Вскоре после отъезда Бернара мне повезло — я заболел. Целый день я мог оставаться в постели и читать. От слабости и жара я засыпал, потом, немного подремав, опять брался за книгу. Никогда еще чтение не доставляло мне такого почти физически ощутимого счастья, такой отрады. После бесконечности однообразных дней тяжелой и постылой работы, вдруг сладостное чувство отдыха. Одиночество, покой, свобода, легкое головокружение от жара и переносишься в светлый мир, где нет ни холода, ни усталости, ни навозной кучи посередине двора, ни рабства плена, ни войны, ни ненависти. Я читал книгу о Плотине. Каждую страницу я перечитывал по два, по три раза и все-таки не понимал. Но, даже не понимая, я с восхищением видел движение мыслей Плотина: кристальными постройками они воздвигались все выше и выше, так что я не мог больше за ними следить, моя голова падала на подушку и я в изнеможении закрывал глаза. Но и тогда мне сиял ослепительный свет. Я видел, как всходит небо, где «каждая звезда — солнце». Сколько книг я читал — и все было скучно. А когда прочел: «Я часто выхожу из моего тела и просыпаюсь в самого себя», радость: это
Будто колодезь открылся внутри меня и там внизу человек, каким я мог бы стать, рывками подымая голову из черной воды, старался вылезти наверх. Мне казалось, если продлить усилие, то всегдашний туман передо мною рассеется, и я увижу…

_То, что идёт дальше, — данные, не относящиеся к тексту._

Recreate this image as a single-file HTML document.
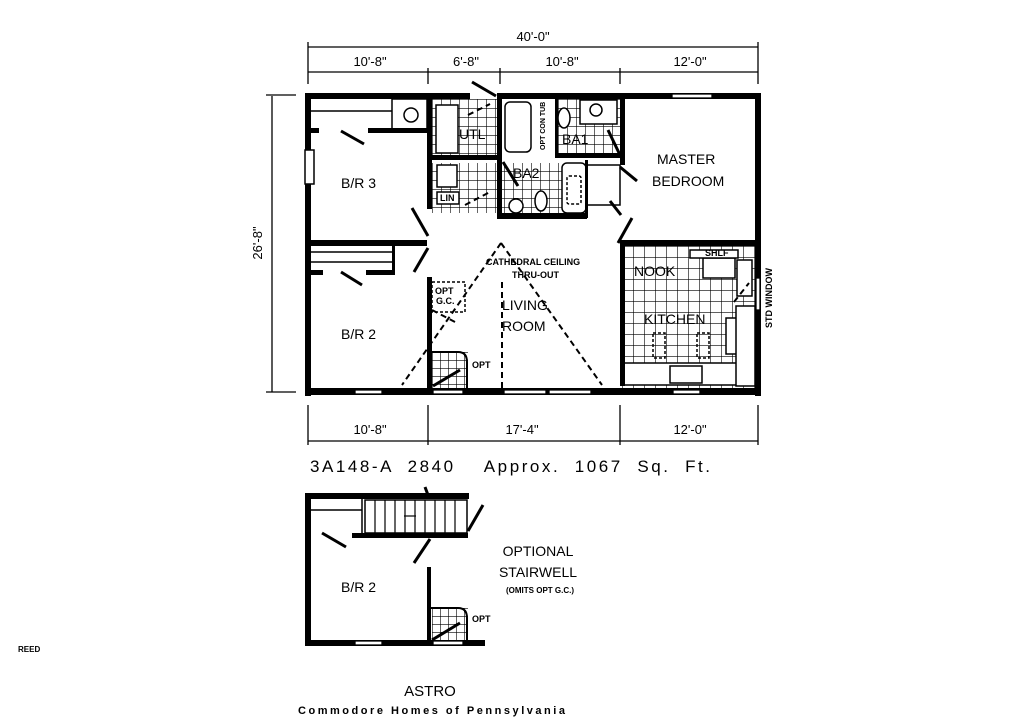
<!DOCTYPE html>
<html><head><meta charset="utf-8"><style>
html,body{margin:0;padding:0;background:#fff;}
svg{display:block;}
text{font-family:"Liberation Sans",Arial,sans-serif;fill:#000;}
</style></head><body>
<svg width="1024" height="719" viewBox="0 0 1024 719" xmlns="http://www.w3.org/2000/svg">
<defs>
<pattern id="t9" width="9" height="9" patternUnits="userSpaceOnUse"><path d="M0 0H9M0 0V9" stroke="#000" stroke-width="1.2" fill="none"/></pattern>
<pattern id="t11" width="11" height="11" patternUnits="userSpaceOnUse" x="622" y="246"><path d="M0 0H11M0 0V11" stroke="#000" stroke-width="1.2" fill="none"/></pattern>
<pattern id="t8" width="8" height="8" patternUnits="userSpaceOnUse"><path d="M0 0H8M0 0V8" stroke="#000" stroke-width="1.2" fill="none"/></pattern>
</defs>

<g stroke="#000" stroke-width="1.3" fill="none">
<line x1="308" y1="47" x2="758" y2="47"/>
<line x1="308" y1="72" x2="758" y2="72"/>
<line x1="308" y1="42" x2="308" y2="84"/>
<line x1="758" y1="42" x2="758" y2="84"/>
<line x1="428" y1="68" x2="428" y2="84"/>
<line x1="500" y1="68" x2="500" y2="84"/>
<line x1="620" y1="68" x2="620" y2="84"/>
<line x1="272" y1="96" x2="272" y2="392"/>
<line x1="266" y1="95" x2="296" y2="95"/>
<line x1="266" y1="392" x2="296" y2="392"/>
<line x1="308" y1="441" x2="758" y2="441"/>
<line x1="308" y1="405" x2="308" y2="445"/>
<line x1="428" y1="405" x2="428" y2="445"/>
<line x1="620" y1="405" x2="620" y2="445"/>
<line x1="758" y1="405" x2="758" y2="445"/>
</g>
<g font-size="13">
<text x="533" y="41" text-anchor="middle">40'-0"</text>
<text x="370" y="66" text-anchor="middle">10'-8"</text>
<text x="466" y="66" text-anchor="middle">6'-8"</text>
<text x="562" y="66" text-anchor="middle">10'-8"</text>
<text x="690" y="66" text-anchor="middle">12'-0"</text>
<text x="370" y="434" text-anchor="middle">10'-8"</text>
<text x="522" y="434" text-anchor="middle">17'-4"</text>
<text x="690" y="434" text-anchor="middle">12'-0"</text>
<text x="0" y="0" text-anchor="middle" transform="translate(262 243) rotate(-90)">26'-8"</text>
</g>
<text x="310" y="472" font-size="17" xml:space="preserve" textLength="400" lengthAdjust="spacing">3A148-A  2840    Approx.  1067  Sq.  Ft.</text>

<rect x="432" y="99" width="65" height="58" fill="url(#t9)"/>
<rect x="432" y="163" width="150" height="50" fill="url(#t9)"/>
<rect x="555" y="99" width="65" height="55" fill="url(#t9)"/>
<rect x="622" y="246" width="133" height="142" fill="url(#t11)"/>
<rect x="432" y="352" width="36" height="36" fill="url(#t8)"/>
<rect x="432" y="608" width="36" height="34" fill="url(#t8)"/>
<g fill="#fff" stroke="#000" stroke-width="1.5">
<rect x="436" y="105" width="22" height="48"/>
<rect x="505" y="102" width="26" height="50" rx="5"/>
<rect x="562" y="163" width="24" height="50" rx="5"/>
<rect x="580" y="100" width="37" height="24"/>
<circle cx="411" cy="115" r="7"/>
<circle cx="596" cy="110" r="6"/>
<circle cx="516" cy="206" r="7"/>
<ellipse cx="564" cy="118" rx="6" ry="10"/>
<ellipse cx="541" cy="201" rx="6" ry="10"/>
<rect x="437" y="165" width="20" height="22"/>
<rect x="437" y="192" width="22" height="12"/>
<rect x="703" y="258" width="32" height="20"/>
<rect x="690" y="250" width="48" height="8"/>
<rect x="622" y="363" width="133" height="22"/>
<rect x="670" y="366" width="32" height="17"/>
<rect x="726" y="318" width="14" height="36"/>
<rect x="737" y="260" width="15" height="36"/>
<rect x="736" y="306" width="19" height="80"/>
<rect x="586" y="165" width="34" height="40"/>
</g>
<g fill="none" stroke="#000" stroke-width="1.5" stroke-dasharray="3 2">
<rect x="567" y="176" width="14" height="28" rx="2"/>
<rect x="653" y="333" width="12" height="25"/>
<rect x="697" y="333" width="12" height="25"/>
<rect x="432" y="282" width="33" height="30"/>
</g>

<g fill="#000">
<rect x="305" y="93" width="165" height="6"/>
<rect x="497" y="93" width="264" height="6"/>
<rect x="305" y="93" width="6" height="303"/>
<rect x="755" y="93" width="6" height="303"/>
<rect x="305" y="388" width="456" height="7"/>
<rect x="368" y="128" width="64" height="5"/>
<rect x="311" y="128" width="8" height="5"/>
<rect x="427" y="99" width="5" height="110"/>
<rect x="427" y="155" width="70" height="5"/>
<rect x="497" y="99" width="5" height="120"/>
<rect x="497" y="213" width="90" height="6"/>
<rect x="555" y="153" width="70" height="5"/>
<rect x="555" y="99" width="3" height="58"/>
<rect x="620" y="99" width="5" height="66"/>
<rect x="585" y="160" width="3" height="58"/>
<rect x="305" y="240" width="122" height="6"/>
<rect x="366" y="270" width="28" height="5"/>
<rect x="311" y="270" width="12" height="5"/>
<rect x="392" y="246" width="3" height="29"/>
<rect x="427" y="277" width="5" height="115"/>
<rect x="620" y="240" width="141" height="6"/>
<rect x="620" y="246" width="5" height="140"/>
<rect x="305" y="150" width="9" height="34" fill="#fff" stroke="#000" stroke-width="1.5"/>
</g>
<g stroke="#000" stroke-width="1.5" fill="none">
<line x1="311" y1="111" x2="392" y2="111"/>
<line x1="311" y1="252" x2="392" y2="252"/>
<line x1="311" y1="262" x2="392" y2="262"/>
<rect x="392" y="99" width="35" height="30"/>
</g>
<g fill="#fff" stroke="#000" stroke-width="1.3">
<rect x="672" y="94" width="40" height="4"/>
<rect x="355" y="390" width="27" height="4"/>
<rect x="433" y="390" width="30" height="4"/>
<rect x="504" y="390" width="42" height="4"/>
<rect x="549" y="390" width="42" height="4"/>
<rect x="673" y="390" width="27" height="4"/>
<rect x="756" y="278" width="4" height="32"/>
</g>
<g stroke="#000" stroke-width="3" fill="none">
<line x1="472" y1="82" x2="496" y2="96"/>
<line x1="341" y1="131" x2="364" y2="144"/>
<line x1="341" y1="272" x2="362" y2="285"/>
<line x1="412" y1="208" x2="428" y2="236"/>
<line x1="414" y1="272" x2="428" y2="248"/>
<line x1="610" y1="201" x2="621" y2="215"/>
<line x1="620" y1="167" x2="637" y2="181"/>
<line x1="618" y1="243" x2="632" y2="218"/>
<line x1="608" y1="130" x2="620" y2="155"/>
<line x1="503" y1="162" x2="518" y2="186"/>
<line x1="433" y1="386" x2="460" y2="370"/>
</g>
<g stroke="#000" stroke-width="2" stroke-dasharray="6 4" fill="none">
<line x1="501" y1="243" x2="402" y2="385"/>
<line x1="501" y1="243" x2="602" y2="385"/>
<line x1="502" y1="282" x2="502" y2="388"/>
<line x1="432" y1="310" x2="455" y2="322"/>
<line x1="468" y1="115" x2="490" y2="104"/>
<line x1="465" y1="205" x2="490" y2="192"/>
<line x1="734" y1="302" x2="749" y2="283"/>
</g>
<path d="M432 352 H458 Q467 352 467 362 V388" fill="none" stroke="#000" stroke-width="2"/>

<g font-size="14">
<text x="341" y="188">B/R 3</text>
<text x="341" y="339">B/R 2</text>
<text x="459" y="139">UTL</text>
<text x="562" y="144">BA1</text>
<text x="513" y="178">BA2</text>
<text x="657" y="164">MASTER</text>
<text x="652" y="186">BEDROOM</text>
<text x="502" y="310">LIVING</text>
<text x="502" y="331">ROOM</text>
<text x="634" y="276">NOOK</text>
<text x="644" y="324">KITCHEN</text>
</g>
<g font-size="9" font-weight="bold">
<text x="486" y="265">CATHEDRAL CEILING</text>
<text x="512" y="278">THRU-OUT</text>
<text x="435" y="294">OPT</text>
<text x="436" y="304">G.C.</text>
<text x="472" y="368">OPT</text>
<text x="440" y="201">LIN</text>
<text x="705" y="256">SHLF</text>
<text x="0" y="0" transform="translate(772 328) rotate(-90)">STD WINDOW</text>
<text x="0" y="0" transform="translate(545 150) rotate(-90)" font-size="7">OPT CON TUB</text>
<text x="18" y="652" font-size="8">REED</text>
</g>

<rect x="365" y="500" width="102" height="33" fill="#fff" stroke="#000" stroke-width="1.5"/>
<g stroke="#000" stroke-width="1.2">
<line x1="375" y1="500" x2="375" y2="533"/><line x1="385" y1="500" x2="385" y2="533"/>
<line x1="395" y1="500" x2="395" y2="533"/><line x1="405" y1="500" x2="405" y2="533"/>
<line x1="415" y1="500" x2="415" y2="533"/><line x1="425" y1="500" x2="425" y2="533"/>
<line x1="435" y1="500" x2="435" y2="533"/><line x1="445" y1="500" x2="445" y2="533"/>
<line x1="455" y1="500" x2="455" y2="533"/>
<line x1="404" y1="516" x2="416" y2="516"/>
</g>
<g fill="#000">
<rect x="305" y="493" width="164" height="6"/>
<rect x="305" y="493" width="6" height="152"/>
<rect x="305" y="640" width="180" height="6"/>
<rect x="352" y="533" width="116" height="5"/>
<rect x="427" y="567" width="4" height="76"/>
</g>
<line x1="311" y1="510" x2="362" y2="510" stroke="#000" stroke-width="1.5"/>
<line x1="362" y1="499" x2="362" y2="533" stroke="#000" stroke-width="1.5"/>
<path d="M431 608 H458 Q467 608 467 618 V642" fill="none" stroke="#000" stroke-width="2"/>
<g fill="#fff" stroke="#000" stroke-width="1.3">
<rect x="355" y="641" width="27" height="4"/>
<rect x="433" y="641" width="30" height="4"/>
</g>
<g stroke="#000" stroke-width="3">
<line x1="425" y1="487" x2="428" y2="495"/>
<line x1="483" y1="505" x2="468" y2="531"/>
<line x1="430" y1="539" x2="414" y2="563"/>
<line x1="322" y1="533" x2="346" y2="547"/>
<line x1="432" y1="640" x2="460" y2="623"/>
</g>
<text x="341" y="592" font-size="14">B/R 2</text>
<text x="472" y="622" font-size="9" font-weight="bold">OPT</text>
<text x="538" y="556" font-size="14" text-anchor="middle">OPTIONAL</text>
<text x="538" y="577" font-size="14" text-anchor="middle">STAIRWELL</text>
<text x="540" y="593" font-size="8" font-weight="bold" text-anchor="middle">(OMITS OPT G.C.)</text>
<text x="430" y="696" font-size="15" text-anchor="middle">ASTRO</text>
<text x="298" y="714" font-size="11" font-weight="bold" textLength="267" lengthAdjust="spacing">Commodore Homes of Pennsylvania</text>
</svg>
</body></html>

Только не надо выздоравливать: тогда опять работа с утра до вечера и отупляющая усталость. Я хотел, чтобы моя болезнь затянулась и меня отправили в лагерь. Лагерь представлялся мне чуть ли не столицей: там театр, лекции, кружки; умственная жизнь. А главное — перекресток, постоянно проходят новые люди, пленные всех национальностей, многоязычный форум. Особенно я надеялся, в лагере будет возможность встречаться с русскими.
Надежда на новую жизнь радостно меня волновала. Только немного грустно было расставаться с товарищами. Четыре года мы прожили в нашей тесной каморке и ни разу не поссорились. Все по-братски делили. Но все равно, после того, как увезли Бернара, уже не то было. Маленький мир нашего команде распался.
IV
Последний год в плену я работал в госпитале при лагере. Голая площадка, огороженная двумя рядами высоких столбов, с дико накрученной колючей проволокой. Уныло жмутся к земле серые бараки. У ворот и на угловых вышках день и ночь часовые. Другие, поблескивая примкнутыми штыками, прохаживались вдоль столбов с колючкой. Им было скучно, они пробовали с нами заговаривать, выпрашивали папиросы. За проволокой — пустыри, песок, плоское место. Только на севере какое-то подобие пейзажа: длинная цепь вросших в землю пороховых погребов, ельник, железнодорожная насыпь. Но поезда тут редко ходили — боковая ветка. Вдали, за краем леса, виднелись сторожевые вышки другого страшного лагеря. В деревянных сгнивших бараках там умирали последние пережившие первую зиму русские пленные.
Раз в неделю оттуда к нам водили на рентген больных и раненых.
В ворота госпиталя въехала черная глухая карета. Ее тащила, с трудом передвигая разбитыми ногами, старая рыжая лошадь. Сзади, под охраной вахмана, шли русские врачи. Карета остановилась около мертвецкой. Двое русских санитаров, один в кубанке, растворили дверцы в задней стенке кареты и вытащили за ноги грязно-серый слепок человеческого тела. Тяжело переступая они внесли его в мертвецкую.
Из времени нашей тюремной жизни, постылой и нерадостной, но все-таки еще жизни, мы с детским страхом смотрели, как санитары перенесли из кареты в мертвецкую еще несколько таких глинисто-серых существ или предметов, которые были прежде людьми. Один был огромный. Санитары сутулились, внося его на крыльцо. Прогибаясь в поясе, он почти касался каменным задом земли.
В неподвижном свете дня все оставалось таким, как было: отвесная черта угла мертвецкой, колючая проволока, а за ней какое-то непонятное отсутствие дали: песок, немножко травы, и сразу за дорогой — дождливое серое небо. Но эта черная карета и санитары, казалось, находились в проруби другого, ярко освещенного пространства. Там будто открылась какая-то потаенная комната, где происходило что-то невыразимо гнусное и страшное, и мы знали — это и есть правда существования, о которой лучше не думать, но от которой некуда уйти.